3. The melody transferred to a new chord progression should be played with `c2`.

In [None]:
def generate_midi_with_melody_chord(fn, mel_notes, c_notes):
    midi = pm.PrettyMIDI()
    ins1 = pm.Instrument(0)
    ins1.notes = mel_notes
    ins2 = pm.Instrument(0)
    ins2.notes = c_notes
    midi.instruments.append(ins1)
    midi.instruments.append(ins2)
    midi.write(fn)

In [None]:
generate_midi_with_melody_chord('./demo/ec2vae-recon.mid', notes_recon, notes_c1)
generate_midi_with_melody_chord('./demo/ec2vae-new-rhythm.mid', notes_new_rhythm, notes_c1)
generate_midi_with_melody_chord('./demo/ec2vae-new-chord.mid', notes_new_chord, notes_c2)

### Question 2:
1. Write a new melody (maybe with new chord progression).

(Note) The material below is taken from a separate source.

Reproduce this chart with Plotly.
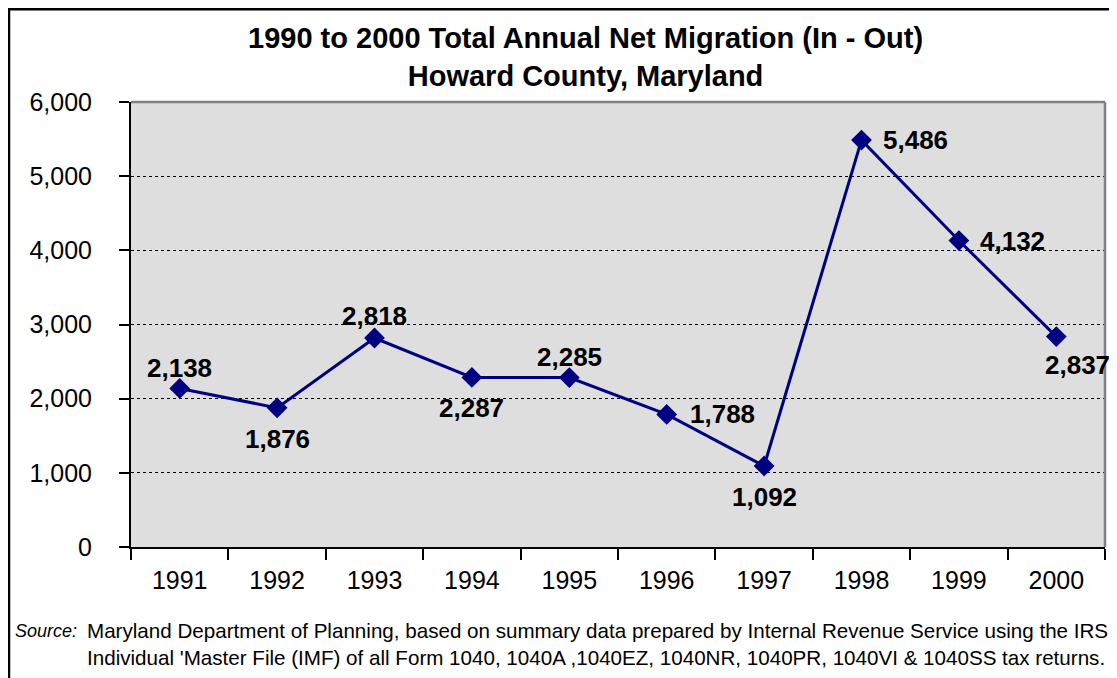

Try transferring the original melody to the new melody contour. During encoding and decode, which chord should we use as condition?
2. Change chord and use same zp and zr. Check the controllability from chord condition. (Our model should not perform very well. Test it on your own!)
3. Consider longer melody, change it per 2-bar.
4. More to explore: sampling from the prior or posterior. (Hint: to get the posterior distribution, re-write the encoder function output.)